With Nick Caserio off the table, will Texans table their GM search?

Bill O'Brien is entering his sixth season as coach of the Texans, who have made the playoffs in three of the past four seasons but are 1-3 in the postseason. Thomas B. Shea/USA TODAY Sports

HOUSTON -- Now that the Houston Texans will no longer pursue Patriots director of player personnel Nick Caserio, CEO Cal McNair has a decision to make.

Houston has interviewed two candidates for its open general manager position since McNair fired Brian Gaine on June 7, but if McNair is not happy with any of the available candidates now that Caserio is off the table, the Texans could choose to stick with the structure currently in place.

If head coach Bill O’Brien is in control of football operations for the rest of 2019, he could be on the hot seat for the first time during his Texans tenure -- if McNair’s unexpected dismissal of Gaine is a sign of things to come on how McNair will run the team after his father's death last November.

Houston could choose to not hire a general manager until after the season, when there is a larger pool of candidates. For the next seven or so months, ESPN’s Adam Schefter reports, the Texans could have the staff already in place divvy up responsibilities: O’Brien could run personnel, Jack Easterby could run football operations, Chris Olson would continue being in charge of contracts and team president Jamey Rootes would continue in an administrative role. All four would report to McNair.

By doing this, McNair would be giving O’Brien more power, something the coach said last week that is “not anything that I even think about.”

“[I’m] really just trying to do my job as the head coach,” O’Brien said.

But less than a year and a half after Gaine was hired to be O’Brien’s teammate in Houston, O’Brien is in a position to gain more authority in the Texans’ operations.

If McNair stays with the status quo, O'Brien and the Patriots' Bill Belichick would be the only coaches who have total control of personnel decisions. While it's been a resounding success in New England, it's been far less successful in other places in recent years, such as with the tenures of Chip Kelly in Philadelphia and Mike Shanahan in Washington.
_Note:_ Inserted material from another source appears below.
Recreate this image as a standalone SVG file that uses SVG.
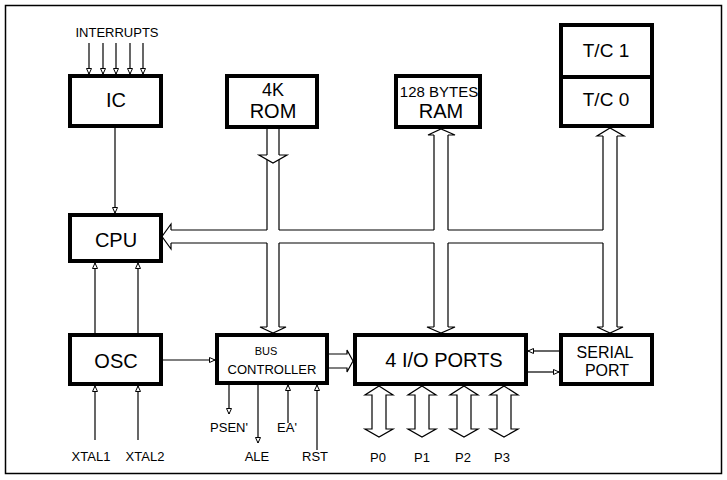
<svg xmlns="http://www.w3.org/2000/svg" width="727" height="480" viewBox="0 0 727 480">
<defs>
<marker id="ah" markerUnits="userSpaceOnUse" markerWidth="6" markerHeight="6" viewBox="0 0 6 6" refX="6" refY="3" orient="auto">
<path d="M0.5,0.5 L6,3 L0.5,5.5 Z" fill="#fff" stroke="#000" stroke-width="1"/>
</marker>
<style>
.box{fill:#fff;stroke:#000;stroke-width:4}
.t{font-family:"Liberation Sans",Arial,sans-serif;fill:#000;text-anchor:middle}
.big{font-size:20px}
.sm{font-size:13px}
.ln{fill:none;stroke:#000;stroke-width:1.2}
.ar{fill:none;stroke:#000;stroke-width:1.2;marker-end:url(#ah)}
.bh{fill:#fff;stroke:#000;stroke-width:1.2;stroke-linejoin:miter}
</style>
</defs>
<rect x="5.5" y="5.5" width="716" height="468" fill="#fff" stroke="#000" stroke-width="1.5"/>

<g id="connectors">
<!-- interrupts -->
<path class="ar" d="M89,43 V74"/>
<path class="ar" d="M103,43 V74"/>
<path class="ar" d="M116,43 V74"/>
<path class="ar" d="M130,43 V74"/>
<path class="ar" d="M143,43 V74"/>
<!-- IC to CPU -->
<path class="ar" d="M115,128 V213"/>
<!-- OSC to CPU -->
<path class="ar" d="M95,333 V263"/>
<path class="ar" d="M138,333 V263"/>
<!-- XTAL -->
<path class="ar" d="M95,440 V386"/>
<path class="ar" d="M138,440 V386"/>
<!-- OSC to BC -->
<path class="ar" d="M163,360 H215"/>
<!-- BC signals -->
<path class="ar" d="M229,385 V414"/>
<path class="ar" d="M258,385 V443"/>
<path class="ar" d="M288,423 V385"/>
<path class="ar" d="M317,450 V385"/>
<!-- serial / IO -->
<path class="ar" d="M559,351 H528"/>
<path class="ar" d="M528,372 H559"/>
<!-- bus -->
<path class="ln" d="M267,129 V230 M279,129 V230 M434,135 V230 M448,135 V230 M603,136 V230 M617,136 V327
M267,243 V327 M279,243 V327 M434,243 V327 M448,243 V327 M603,243 V327
M171,230 H267 M279,230 H434 M448,230 H603
M171,243 H267 M279,243 H434 M448,243 H603"/>
<path class="bh" d="M171,230 V224 L162,236.5 L171,249 V243"/>
<path class="bh" d="M267,155 H259 L273,163 L287,155 H279"/>
<path class="bh" d="M267,327 H260 L273,333 L286,327 H279"/>
<path class="bh" d="M434,135 H428 L441,129 L455,135 H448"/>
<path class="bh" d="M434,327 H427 L441,333 L455,327 H448"/>
<path class="bh" d="M603,136 H597 L610,128 L624,136 H617"/>
<path class="bh" d="M603,327 H597 L610,333 L623,327 H617"/>
<path class="bh" d="M329,354 H347 V350 L353,361 L347,372 V368 H329"/>
<!-- port arrows -->
<path class="bh" d="M379,386 L393,395 H386 V429 H393 L379,437 L365,429 H372 V395 H365 Z"/>
<path class="bh" d="M422,386 L436,395 H429 V429 H436 L422,437 L408,429 H415 V395 H408 Z"/>
<path class="bh" d="M464,386 L478,395 H471 V429 H478 L464,437 L450,429 H457 V395 H450 Z"/>
<path class="bh" d="M504,386 L518,395 H511 V429 H518 L504,437 L490,429 H497 V395 H490 Z"/>
</g>

<g id="ic"><rect class="box" x="70" y="76" width="91" height="50"/><text class="t big" x="116" y="107">IC</text></g>
<g id="rom"><rect class="box" x="227" y="76" width="90" height="51"/><text class="t" style="font-size:18px" x="273" y="96">4K</text><text class="t big" x="273" y="118">ROM</text></g>
<g id="ram"><rect class="box" x="396" y="76" width="84" height="51"/><text class="t" style="font-size:15px" x="439" y="97">128 BYTES</text><text class="t big" x="441" y="118">RAM</text></g>
<g id="tc"><rect class="box" x="561" y="25" width="91" height="101"/><line x1="561" y1="77" x2="652" y2="77" stroke="#000" stroke-width="4"/><text class="t" style="font-size:19px" x="606" y="57">T/C 1</text><text class="t" style="font-size:19px" x="606" y="106">T/C 0</text></g>
<g id="cpu"><rect class="box" x="70" y="215" width="91" height="46"/><text class="t big" x="116" y="247">CPU</text></g>
<g id="osc"><rect class="box" x="70" y="335" width="91" height="49"/><text class="t big" x="116" y="368">OSC</text></g>
<g id="bus"><rect class="box" x="217" y="335" width="110" height="48"/><text class="t" style="font-size:11px" x="266" y="355">BUS</text><text class="t sm" x="272" y="374">CONTROLLER</text></g>
<g id="io"><rect class="box" x="355" y="335" width="171" height="49"/><text class="t big" x="444" y="367">4 I/O PORTS</text></g>
<g id="serial"><rect class="box" x="561" y="335" width="91" height="49"/><text class="t" style="font-size:16px" x="605" y="358">SERIAL</text><text class="t" style="font-size:16px" x="607" y="376">PORT</text></g>

<g id="labels">
<text class="t sm" x="117" y="37">INTERRUPTS</text>
<text class="t sm" x="91" y="461">XTAL1</text>
<text class="t sm" x="145" y="461">XTAL2</text>
<text class="t sm" x="229" y="432">PSEN'</text>
<text class="t sm" x="287" y="432">EA'</text>
<text class="t sm" x="257" y="461">ALE</text>
<text class="t sm" x="315" y="461">RST</text>
<text class="t sm" x="378" y="462">P0</text>
<text class="t sm" x="422" y="462">P1</text>
<text class="t sm" x="463" y="462">P2</text>
<text class="t sm" x="502" y="462">P3</text>
</g>
</svg>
And while O’Brien is entering just the second season of an extension that takes him through 2022, he said last week that McNair was “very clear” with him one what he needs to do to improve, as well as “his vision for the football team and his vision for the organization.”

O’Brien wouldn’t divulge what it is exactly that McNair has said should improve, but clearly there is work for the coach to do, even as the team comes off an 11-5 record and its third AFC South title in four years.
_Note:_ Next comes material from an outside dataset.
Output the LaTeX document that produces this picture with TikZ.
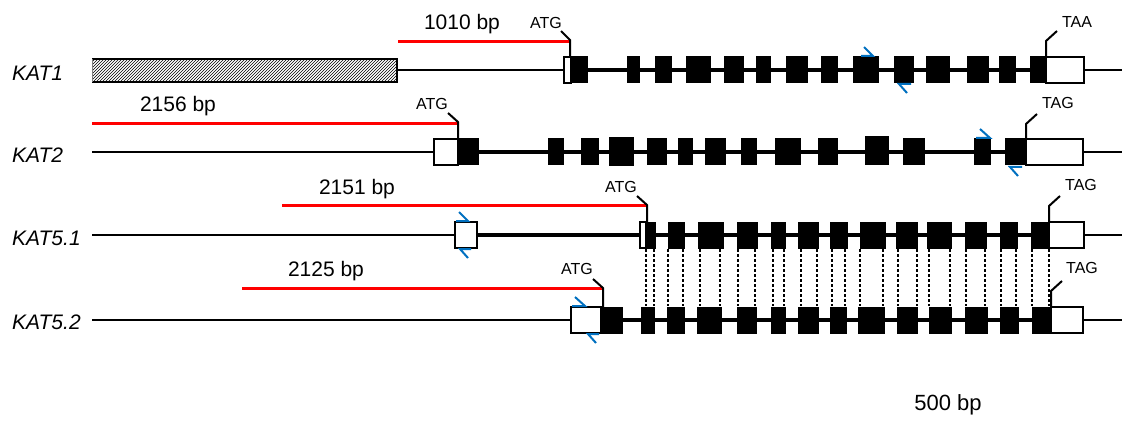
\documentclass[tikz,border=0pt]{standalone}
\usepackage{fontspec}
\setmainfont{Liberation Sans}
\usetikzlibrary{patterns}
\definecolor{primerblue}{RGB}{0,112,192}
\begin{document}
\begin{tikzpicture}[x=1pt,y=-1pt,
  intron/.style={line width=2pt},
  cds/.style={line width=4pt},
  exon/.style={fill=black,draw=black,line width=1pt},
  utr/.style={fill=white,draw=black,line width=2pt},
  redline/.style={draw=red,line width=3pt},
  leader/.style={line width=2pt},
  primer/.style={draw=primerblue,line width=2pt},
  bp/.style={font=\fontsize{21}{23}\selectfont,inner sep=0pt},
  cod/.style={font=\fontsize{16}{18}\selectfont,inner sep=0pt},
  gene/.style={font=\fontsize{21}{23}\selectfont\itshape,inner sep=0pt,anchor=west},
  link/.style={line width=2.5pt,dash pattern=on 2.5pt off 2.5pt}
]
\useasboundingbox (0,0) rectangle (1128,433);
\newcommand\exonrow[2]{\foreach \a/\b in {#2} {\filldraw[exon] (\a,#1-13) rectangle (\b,#1+13);}}

% ---------- KAT1 ----------
\draw[intron] (397,70) -- (1122,70);
\draw[cds] (570,70) -- (1046,70);
\fill[pattern=north east lines] (92,59) rectangle (397,82);
\draw[line width=2pt] (92,59) -- (397,59) -- (397,82) -- (92,82);
\draw[line width=0.5pt,gray] (92,59) -- (92,82);
\exonrow{70}{570/587,627/639,655/671,686/710,724/743,756/770,786/807,821/837,853/878,894/913,926/949,967/988,999/1015,1030/1046}
\draw[utr] (564,57) rectangle (571,83);
\draw[utr] (1046,57) rectangle (1084,83);
\draw[redline] (398,42) -- (570,42);
\draw[leader] (561,31) -- (570,40) -- (570,57);
\draw[leader] (1046,57) -- (1046,41) -- (1057,31);
\node[gene] (g1) at (12,73) {KAT1};
\node[bp] (bp1) at (462,24) {1010 bp};
\node[cod] (atg1) at (546,23) {ATG};
\node[cod] (taa1) at (1077,22) {TAA};
\draw[primer] (861,56) -- (873,56) -- (864,47);
\draw[primer] (911,84) -- (899,84) -- (907,93);

% ---------- KAT2 ----------
\draw[intron] (92,152) -- (1122,152);
\draw[cds] (458,152) -- (1026,152);
\exonrow{152}{458/478,548/563,581/598,647/666,678/692,705/725,741/756,775/800,818/837,903/924,974/990,1005/1026}
\filldraw[exon] (609,138) rectangle (633,166);
\filldraw[exon] (865,137) rectangle (888,165);
\draw[utr] (434,139) rectangle (458,165);
\draw[utr] (1026,139) rectangle (1083,165);
\draw[redline] (92,124) -- (458,124);
\draw[leader] (448,113) -- (458,122) -- (458,139);
\draw[leader] (1026,139) -- (1026,124) -- (1037,114);
\node[gene] (g2) at (12,155) {KAT2};
\node[bp] (bp2) at (178,106) {2156 bp};
\node[cod] (atg2) at (432,104) {ATG};
\node[cod] (tag2) at (1058,103) {TAG};
\draw[primer] (976,138) -- (990,138) -- (980,129);
\draw[primer] (1022,167) -- (1010,167) -- (1018,176);

% ---------- KAT5.1 ----------
\draw[intron] (92,235) -- (1122,235);
\draw[cds] (477,235) -- (1049,235);
\exonrow{235}{645/655,668/684,698/723,737/757,771/785,798/818,830/847,860/885,896/917,927/951,965/986,1000/1017,1031/1049}
\draw[utr] (455,222) rectangle (477,248);
\draw[utr] (640,222) rectangle (646,248);
\draw[utr] (1049,222) rectangle (1084,248);
\draw[redline] (282,206) -- (647,206);
\draw[leader] (637,196) -- (647,205) -- (647,222);
\draw[leader] (1049,222) -- (1049,206) -- (1060,196);
\node[gene] (g3) at (12,238) {KAT5.1};
\node[bp] (bp3) at (357,189) {2151 bp};
\node[cod] (atg3) at (621,187) {ATG};
\node[cod] (tag3) at (1081,185) {TAG};
\draw[primer] (456,221) -- (468,221) -- (459,212);
\draw[primer] (471,249) -- (460,249) -- (468,258);

% ---------- KAT5.2 ----------
\draw[intron] (92,320) -- (1122,320);
\draw[cds] (601,320) -- (1051,320);
\exonrow{320}{601/622,641/654,667/684,697/721,737/756,771/785,798/818,830/846,858/884,897/917,929/951,965/987,1000/1018,1032/1051}
\draw[utr] (571,307) rectangle (601,333);
\draw[utr] (1051,307) rectangle (1083,333);
\draw[redline] (242,288) -- (603,288);
\draw[leader] (593,279) -- (603,288) -- (603,307);
\draw[leader] (1051,307) -- (1051,291) -- (1062,281);
\node[gene] (g4) at (12,322) {KAT5.2};
\node[bp] (bp4) at (326,271) {2125 bp};
\node[cod] (atg4) at (577,269) {ATG};
\node[cod] (tag4) at (1082,268) {TAG};
\draw[primer] (572,306) -- (585,306) -- (575,297);
\draw[primer] (599,334) -- (588,334) -- (596,343);

% ---------- exon correspondence ----------
\foreach \x in {646,654,668,683,700,720,738,755,773,784,801,817,832,845,860,883,898,917,929,950,966,985,1001,1016,1032,1049}
  \draw[link] (\x,249) -- (\x,306);

\node[font=\fontsize{22}{24}\selectfont,inner sep=0pt] (scale) at (948,405) {500 bp};
\end{tikzpicture}
\end{document}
Even if the Texans ultimately do hire a general manager this summer, the pressure will likely intensify on O’Brien. O’Brien took over a 4-12 team and has made the playoffs in three of the past four seasons, with the exception when quarterback Deshaun Watson tore his ACL and missed most of his rookie season. The Texans have been content with making the playoffs under O’Brien and were further sold on him by Watson’s success as a rookie.

Their best record came in 2018 (11-5) against a weak schedule, and Houston’s season ended in a blowout loss at home in the playoffs to the division-rival Colts. This offseason, the Texans lost two defensive starters (Tyrann Mathieu and Kareem Jackson) to free agency and weren’t active in pursuing top talent on the open market. They will enter 2019 relying on unproven talent on the offensive line to protect Watson, although an elite pass rush could help cover up some of their deficiencies on both sides of the ball.

How much they can cover up could have a big effect on O’Brien’s future. The Texans are running out of time before they have to pony up a big contract for Watson, and they are yet to prove capable of beating the NFL’s elite teams.

If O’Brien has even more control over personnel this season and the Texans don’t make the playoffs -- or even suffer yet another blowout playoff loss -- he could face pressure on having not built on an 11-win season, regardless of the stability of his contract. If the results are more of the same, would that be enough? Or if Houston does finally break through and achieve postseason success, how much credit can O’Brien take for it and how much credit should go to the roster that Gaine and his predecessor, Rick Smith, put together?

In his statement after firing Gaine, McNair said, “While the timing may be usual, this decision was made in the best interest of our organization in our quest to build a championship team for the City of Houston.”

Perhaps the timing will be right to hire Caserio in January, or McNair will find his general manager before training camp next month. But if not, O’Brien will face even more pressure in his sixth season in Houston.